Context: God deliberately reduced Gideon's army to ensure the victory could not be attributed to human strength. Starting with 32,000, the fearful were dismissed (22,000 left), then the water-lapping test reduced them to 300—against 135,000 Midianites. God's stated reason: "lest Israel glorify themselves over Me, saying, 'My own hand has saved me.'" Weakness was not just accepted but engineered.

OT-to-OT Development:

  • Deuteronomy 20:8 provides legal basis for dismissing the fearful
  • God fighting through impossible odds appears at Red Sea (Exodus 14), Jericho (Joshua 6), and later with Jonathan (1 Samuel 14:6)
  • The principle "not by might nor by power" (Zechariah 4:6) is demonstrated

Connections:

Christological Connection: God's deliberate reduction of Gideon's army from 32,000 to 300 is the clearest OT demonstration of the principle that divine power operates through engineered weakness — and this principle finds its definitive fulfillment at the cross. God's stated purpose — "lest Israel glorify themselves over Me" — reveals that the reduction serves theology, not military strategy: the victory must be manifestly God's work, not human achievement. Paul articulates this identical logic in 1 Corinthians 1:27-29: "God chose what is weak in the world to shame the strong... so that no human being might boast in the presence of God." The cross is the ultimate reduction: Jesus was "stripped" of disciples (all fled, Matthew 26:56), of dignity (mocked, stripped, beaten), and of life itself — reduced to apparent total defeat. Yet the resurrection proved that this was not defeat but the decisive victory of God. As the 300 defeated 135,000, so the crucified Christ defeated sin, death, and Satan — not through superior force but through the power of God working in apparent weakness (1 Corinthians 1:24). The escalation is categorical: Gideon's victory was military and temporary; Christ's victory is cosmic and eternal. Gideon's army was reduced so Israel would not boast; Christ was "made sin" (2 Corinthians 5:21) so that salvation would be entirely "by grace... through faith... not of works, so that no one may boast" (Ephesians 2:8-9). Already, believers boast only in the cross (Galatians 6:14). Not yet, the final manifestation of God's power through apparent weakness awaits the consummation.

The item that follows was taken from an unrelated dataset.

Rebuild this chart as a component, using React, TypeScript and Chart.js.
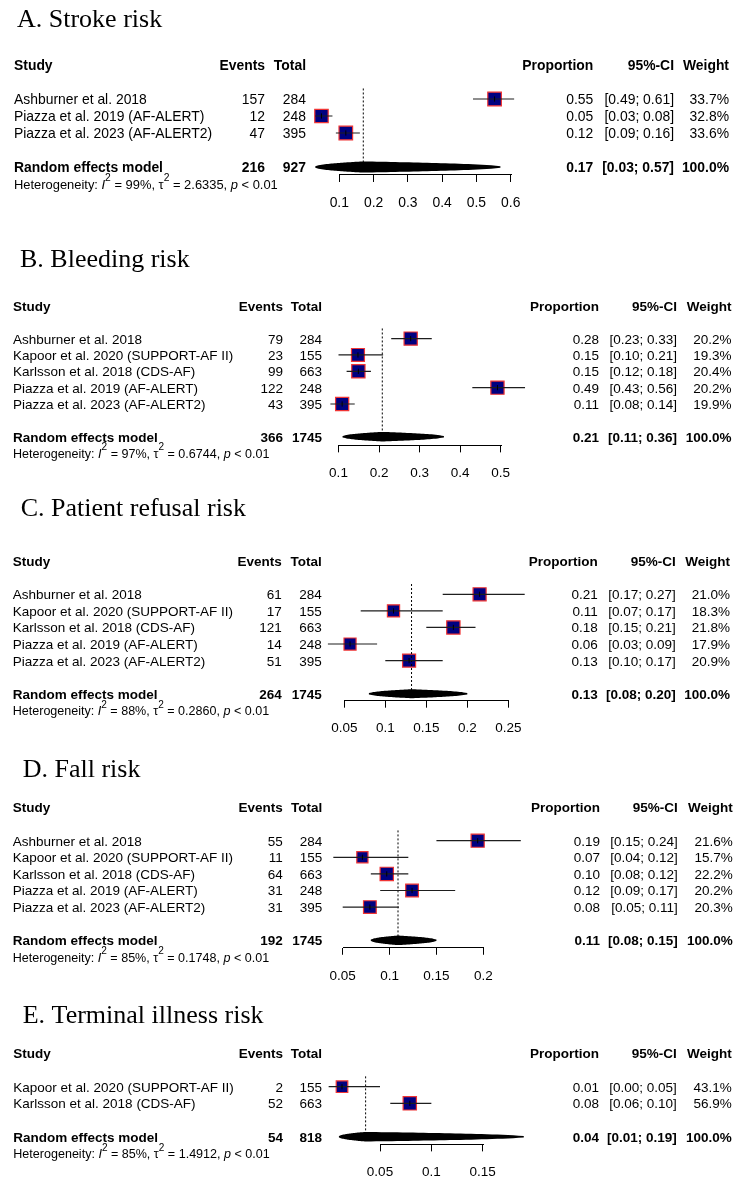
import React, { useEffect, useRef } from "react";
import { Chart, registerables } from "chart.js";

Chart.register(...registerables);

const SANS = '"Liberation Sans", Arial, Helvetica, sans-serif';
const SERIF = '"Liberation Serif", "Times New Roman", Times, serif';

// ---------------- A. Stroke risk ----------------
const titleA = "A. Stroke risk";
const studiesA = ["Ashburner et al. 2018", "Piazza et al. 2019 (AF-ALERT)", "Piazza et al. 2023 (AF-ALERT2)"];
const eventsA = [157, 12, 47];
const totalsA = [284, 248, 395];
const propA = [0.553, 0.048, 0.119];
const lowerA = [0.49, 0.03, 0.09];
const upperA = [0.61, 0.08, 0.16];
const weightA = [33.7, 32.8, 33.6];
const pooledCountsA = [216, 927];
const pooledEstA = [0.17, 0.03, 0.57];
const hetA = [99, 2.6335];
const ticksA = [0.1, 0.2, 0.3, 0.4, 0.5, 0.6];

// ---------------- B. Bleeding risk ----------------
const titleB = "B. Bleeding risk";
const studiesB = [
  "Ashburner et al. 2018",
  "Kapoor et al. 2020 (SUPPORT-AF II)",
  "Karlsson et al. 2018 (CDS-AF)",
  "Piazza et al. 2019 (AF-ALERT)",
  "Piazza et al. 2023 (AF-ALERT2)",
];
const eventsB = [79, 23, 99, 122, 43];
const totalsB = [284, 155, 663, 248, 395];
const propB = [0.278, 0.148, 0.149, 0.492, 0.109];
const lowerB = [0.23, 0.1, 0.12, 0.43, 0.08];
const upperB = [0.33, 0.21, 0.18, 0.56, 0.14];
const weightB = [20.2, 19.3, 20.4, 20.2, 19.9];
const pooledCountsB = [366, 1745];
const pooledEstB = [0.208, 0.11, 0.36];
const hetB = [97, 0.6744];
const ticksB = [0.1, 0.2, 0.3, 0.4, 0.5];

// ---------------- C. Patient refusal risk ----------------
const titleC = "C. Patient refusal risk";
const studiesC = studiesB;
const eventsC = [61, 17, 121, 14, 51];
const totalsC = [284, 155, 663, 248, 395];
const propC = [0.215, 0.11, 0.183, 0.057, 0.129];
const lowerC = [0.17, 0.07, 0.15, 0.03, 0.1];
const upperC = [0.27, 0.17, 0.21, 0.09, 0.17];
const weightC = [21.0, 18.3, 21.8, 17.9, 20.9];
const pooledCountsC = [264, 1745];
const pooledEstC = [0.132, 0.08, 0.2];
const hetC = [88, 0.286];
const ticksC = [0.05, 0.1, 0.15, 0.2, 0.25];

// ---------------- D. Fall risk ----------------
const titleD = "D. Fall risk";
const studiesD = studiesB;
const eventsD = [55, 11, 64, 31, 31];
const totalsD = [284, 155, 663, 248, 395];
const propD = [0.194, 0.071, 0.097, 0.124, 0.079];
const lowerD = [0.15, 0.04, 0.08, 0.09, 0.05];
const upperD = [0.24, 0.12, 0.12, 0.17, 0.11];
const weightD = [21.6, 15.7, 22.2, 20.2, 20.3];
const pooledCountsD = [192, 1745];
const pooledEstD = [0.109, 0.08, 0.15];
const hetD = [85, 0.1748];
const ticksD = [0.05, 0.1, 0.15, 0.2];

// ---------------- E. Terminal illness risk ----------------
const titleE = "E. Terminal illness risk";
const studiesE = ["Kapoor et al. 2020 (SUPPORT-AF II)", "Karlsson et al. 2018 (CDS-AF)"];
const eventsE = [2, 52];
const totalsE = [155, 663];
const propE = [0.013, 0.079];
const lowerE = [0.0, 0.06];
const upperE = [0.05, 0.1];
const weightE = [43.1, 56.9];
const pooledCountsE = [54, 818];
const pooledEstE = [0.036, 0.01, 0.19];
const hetE = [85, 1.4912];
const ticksE = [0.05, 0.1, 0.15];

type Panel = {
  title: string;
  studies: string[];
  events: number[];
  totals: number[];
  prop: number[];
  lower: number[];
  upper: number[];
  weight: number[];
  pooledCounts: number[];
  pooledEst: number[];
  het: number[];
  ticks: number[];
};

const panels: Panel[] = [
  { title: titleA, studies: studiesA, events: eventsA, totals: totalsA, prop: propA, lower: lowerA, upper: upperA, weight: weightA, pooledCounts: pooledCountsA, pooledEst: pooledEstA, het: hetA, ticks: ticksA },
  { title: titleB, studies: studiesB, events: eventsB, totals: totalsB, prop: propB, lower: lowerB, upper: upperB, weight: weightB, pooledCounts: pooledCountsB, pooledEst: pooledEstB, het: hetB, ticks: ticksB },
  { title: titleC, studies: studiesC, events: eventsC, totals: totalsC, prop: propC, lower: lowerC, upper: upperC, weight: weightC, pooledCounts: pooledCountsC, pooledEst: pooledEstC, het: hetC, ticks: ticksC },
  { title: titleD, studies: studiesD, events: eventsD, totals: totalsD, prop: propD, lower: lowerD, upper: upperD, weight: weightD, pooledCounts: pooledCountsD, pooledEst: pooledEstD, het: hetD, ticks: ticksD },
  { title: titleE, studies: studiesE, events: eventsE, totals: totalsE, prop: propE, lower: lowerE, upper: upperE, weight: weightE, pooledCounts: pooledCountsE, pooledEst: pooledEstE, het: hetE, ticks: ticksE },
];

// ---------------- Layout (page pixels) ----------------
type Layout = {
  top: number;
  titleX: number;
  titleBase: number;
  row0: number;
  rowH: number;
  axisOff: number;
  px0: number;
  px1: number;
  fs: number;
  cols: number[];
  textX: number;
  sqMax: number;
  diaH: number;
};

const layouts: Layout[] = [
  { top: 0, titleX: 17, titleBase: 27, row0: 99, rowH: 17, axisOff: 0.47, px0: 339.3, px1: 510.7, fs: 13.9, cols: [265, 306, 593.3, 674, 729], textX: 14, sqMax: 13.6, diaH: 5.6 },
  { top: 232, titleX: 20, titleBase: 266.7, row0: 338.6, rowH: 16.35, axisOff: 0.53, px0: 338.5, px1: 500.7, fs: 13.5, cols: [283, 322, 599, 677, 731.5], textX: 13, sqMax: 13.3, diaH: 4.8 },
  { top: 482, titleX: 20.7, titleBase: 516, row0: 594.3, rowH: 16.57, axisOff: 0.42, px0: 344.3, px1: 508.3, fs: 13.5, cols: [281.7, 321.7, 597.7, 675.7, 730], textX: 12.7, sqMax: 13.3, diaH: 4.5 },
  { top: 740, titleX: 22.7, titleBase: 776.7, row0: 840.7, rowH: 16.6, axisOff: 0.45, px0: 342.7, px1: 483.3, fs: 13.5, cols: [282.7, 322.3, 600, 677.7, 732.7], textX: 12.7, sqMax: 13.3, diaH: 4.8 },
  { top: 1000, titleX: 22.7, titleBase: 1023, row0: 1086.7, rowH: 16.67, axisOff: 0.46, px0: 380, px1: 482.7, fs: 13.5, cols: [283, 322, 599, 676.7, 731.7], textX: 13.3, sqMax: 13.3, diaH: 4.8 },
];

const TICK_LEN = 7;
const TICK_PAD = 13;
const TOP_ROW = -2.9;
const CANVAS_W = 744;
const AREA_L = 300;
const AREA_R = 545;

function ForestPanel({ p, L }: { p: Panel; L: Layout }) {
  const ref = useRef<HTMLCanvasElement | null>(null);
  const n = p.studies.length;
  const sumRow = n + 1;
  const chartTop = L.row0 + TOP_ROW * L.rowH - L.top;
  const chartBottom = L.row0 + (sumRow + L.axisOff) * L.rowH - L.top;
  const height = Math.ceil(chartBottom + 60);

  useEffect(() => {
    const canvas = ref.current;
    if (!canvas) return;
    const t0 = p.ticks[0];
    const t1 = p.ticks[p.ticks.length - 1];
    const perPx = (t1 - t0) / (L.px1 - L.px0);
    const xMin = t0 - (L.px0 - AREA_L) * perPx;
    const xMax = t1 + (AREA_R - L.px1) * perPx;

    const maxW = Math.max(...p.weight);
    const squares = p.prop.map((v, i) => ({ x: v, y: i }));
    const radii = p.weight.map((w) => (L.sqMax * Math.sqrt(w / maxW)) / Math.SQRT2);
    const ciData: any[] = [];
    p.lower.forEach((lo, i) => {
      ciData.push({ x: lo, y: i }, { x: p.upper[i], y: i }, { x: p.upper[i], y: null });
    });
    const [est, pLo, pHi] = p.pooledEst;

    const forestText = {
      id: "forestText",
      afterDraw(chart: any) {
        const ctx = chart.ctx as CanvasRenderingContext2D;
        const xs = chart.scales.x;
        const ys = chart.scales.y;
        const rowY = (r: number) => ys.getPixelForValue(r);
        const fN = `${L.fs}px ${SANS}`;
        const fB = `bold ${L.fs}px ${SANS}`;
        const base = L.fs * 0.37;
        const txt = (s: string, x: number, y: number, align: CanvasTextAlign, font: string) => {
          ctx.font = font;
          ctx.textAlign = align;
          ctx.fillText(s, x, y);
        };
        ctx.save();

        // axis line from first to last tick
        const ay = Math.round(chart.chartArea.bottom - 0.5) + 0.5;
        ctx.strokeStyle = "#000";
        ctx.lineWidth = 1;
        ctx.beginPath();
        ctx.moveTo(Math.round(xs.getPixelForValue(t0)), ay);
        ctx.lineTo(Math.round(xs.getPixelForValue(t1)) + 1, ay);
        ctx.stroke();

        ctx.fillStyle = "#000";
        ctx.textBaseline = "alphabetic";

        // pooled diamond
        const yc = rowY(sumRow);
        const xl = xs.getPixelForValue(pLo);
        const xe = xs.getPixelForValue(est);
        const xr = xs.getPixelForValue(pHi);
        const N = 30;
        const edge: [number, number][] = [];
        for (let k = 0; k <= N; k++) {
          const t = k / N;
          edge.push([xl + t * (xe - xl), Math.max(0.8, L.diaH * Math.pow(t, 0.45))]);
        }
        for (let k = N - 1; k >= 0; k--) {
          const t = k / N;
          edge.push([xr - t * (xr - xe), Math.max(0.8, L.diaH * Math.pow(t, 0.45))]);
        }
        ctx.beginPath();
        edge.forEach(([x, h], i) => (i === 0 ? ctx.moveTo(x, yc - h) : ctx.lineTo(x, yc - h)));
        for (let i = edge.length - 1; i >= 0; i--) ctx.lineTo(edge[i][0], yc + edge[i][1]);
        ctx.closePath();
        ctx.fill();

        // title
        txt(p.title, L.titleX, L.titleBase - L.top, "left", `26px ${SERIF}`);

        const [cE, cT, cP, cC, cW] = L.cols;
        // header
        const yh = rowY(-2) + base;
        txt("Study", L.textX, yh, "left", fB);
        txt("Events", cE, yh, "right", fB);
        txt("Total", cT, yh, "right", fB);
        txt("Proportion", cP, yh, "right", fB);
        txt("95%-CI", cC, yh, "right", fB);
        txt("Weight", cW, yh, "right", fB);

        // studies
        p.studies.forEach((s, i) => {
          const y = rowY(i) + base;
          txt(s, L.textX, y, "left", fN);
          txt(String(p.events[i]), cE, y, "right", fN);
          txt(String(p.totals[i]), cT, y, "right", fN);
          txt(p.prop[i].toFixed(2), cP, y, "right", fN);
          txt(`[${p.lower[i].toFixed(2)}; ${p.upper[i].toFixed(2)}]`, cC, y, "right", fN);
          txt(`${p.weight[i].toFixed(1)}%`, cW, y, "right", fN);
        });

        // pooled row
        const ys2 = rowY(sumRow) + base;
        txt("Random effects model", L.textX, ys2, "left", fB);
        txt(String(p.pooledCounts[0]), cE, ys2, "right", fB);
        txt(String(p.pooledCounts[1]), cT, ys2, "right", fB);
        txt(est.toFixed(2), cP, ys2, "right", fB);
        txt(`[${pLo.toFixed(2)}; ${pHi.toFixed(2)}]`, cC, ys2, "right", fB);
        txt("100.0%", cW, ys2, "right", fB);

        // heterogeneity
        const hf = L.fs * 0.93;
        const sf = hf * 0.8;
        const yhet = rowY(sumRow + 1) + hf * 0.37;
        const segs: { t: string; it?: boolean; sup?: boolean }[] = [
          { t: "Heterogeneity: " },
          { t: "I", it: true },
          { t: "2", sup: true },
          { t: ` = ${p.het[0]}%, ` },
          { t: "\u03c4" },
          { t: "2", sup: true },
          { t: ` = ${p.het[1].toFixed(4)}, ` },
          { t: "p", it: true },
          { t: " < 0.01" },
        ];
        let cx = L.textX;
        ctx.textAlign = "left";
        segs.forEach((sg) => {
          ctx.font = sg.sup ? `${sf}px ${SANS}` : sg.it ? `italic ${hf}px ${SANS}` : `${hf}px ${SANS}`;
          const yy = sg.sup ? yhet - hf * 0.58 : yhet;
          ctx.fillText(sg.t, cx, yy);
          cx += ctx.measureText(sg.t).width;
        });
        ctx.restore();
      },
    };

    const chart = new Chart(canvas, {
      type: "scatter",
      data: {
        datasets: [
          {
            type: "scatter",
            data: squares,
            pointStyle: "line",
            rotation: 90,
            pointRadius: 2.6,
            borderColor: "#000",
            borderWidth: 1,
            clip: false,
          } as any,
          {
            type: "line",
            data: ciData,
            borderColor: "#1e1e1e",
            borderWidth: 1.2,
            pointRadius: 0,
            spanGaps: false,
            tension: 0,
            clip: false,
          } as any,
          {
            type: "line",
            data: [
              { x: est, y: -0.62 },
              { x: est, y: sumRow },
            ],
            borderColor: "#000",
            borderWidth: 1,
            borderDash: [2, 2],
            pointRadius: 0,
            clip: false,
          } as any,
          {
            type: "scatter",
            data: squares,
            pointStyle: "rect",
            pointRadius: radii,
            backgroundColor: "#000080",
            borderColor: "#f03535",
            borderWidth: 1.2,
            clip: false,
          } as any,
        ],
      },
      options: {
        animation: false,
        responsive: false,
        maintainAspectRatio: false,
        devicePixelRatio: 1,
        events: [],
        layout: { padding: { left: AREA_L, right: CANVAS_W - AREA_R, top: chartTop, bottom: 0 } },
        plugins: { legend: { display: false }, tooltip: { enabled: false }, title: { display: false } },
        scales: {
          x: {
            type: "linear",
            position: "bottom",
            bounds: "data",
            afterDataLimits: (s: any) => {
              s.min = xMin;
              s.max = xMax;
            },
            afterBuildTicks: (s: any) => {
              s.ticks = p.ticks.map((v) => ({ value: v }));
            },
            ticks: {
              autoSkip: false,
              maxRotation: 0,
              minRotation: 0,
              padding: TICK_PAD,
              color: "#000",
              font: { family: SANS, size: L.fs },
              callback: (v: any) => String(v),
            },
            grid: { display: true, drawOnChartArea: false, drawTicks: true, tickLength: TICK_LEN, color: "#000", lineWidth: 1 },
            border: { display: false },
          },
          y: { type: "linear", display: false, reverse: true, min: TOP_ROW, max: sumRow + L.axisOff },
        },
      } as any,
      plugins: [forestText],
    });
    // place the axis exactly: chart-area bottom at the wanted pixel
    const xH = chart.scales.x.height;
    const padBottom = Math.max(0, height - chartBottom - xH);
    (chart.options as any).layout.padding.bottom = padBottom;
    chart.update();
    return () => chart.destroy();
  }, [p, L]);

  return (
    <canvas
      ref={ref}
      width={CANVAS_W}
      height={height}
      style={{ position: "absolute", left: 0, top: L.top, width: CANVAS_W, height, display: "block" }}
    />
  );
}

export default function App() {
  return (
    <div style={{ position: "absolute", left: 0, top: 0, width: 744, height: 1182, background: "#fff", overflow: "hidden" }}>
      {panels.map((p, i) => (
        <ForestPanel key={i} p={p} L={layouts[i]} />
      ))}
    </div>
  );
}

Connection Method(s): Typology (Providential, Forward-Looking) — God deliberately engineering weakness (reducing 32,000 to 300) so that victory cannot be credited to human strength prefigures the cross, where Christ was stripped of all human support so that salvation is entirely God's work. ANTI-DEFAULT CHECK: Typology is the correct method because God intentionally orchestrated a historical pattern of victory-through-weakness that anticipates the cross; this is not mere analogy but divinely designed correspondence with escalation.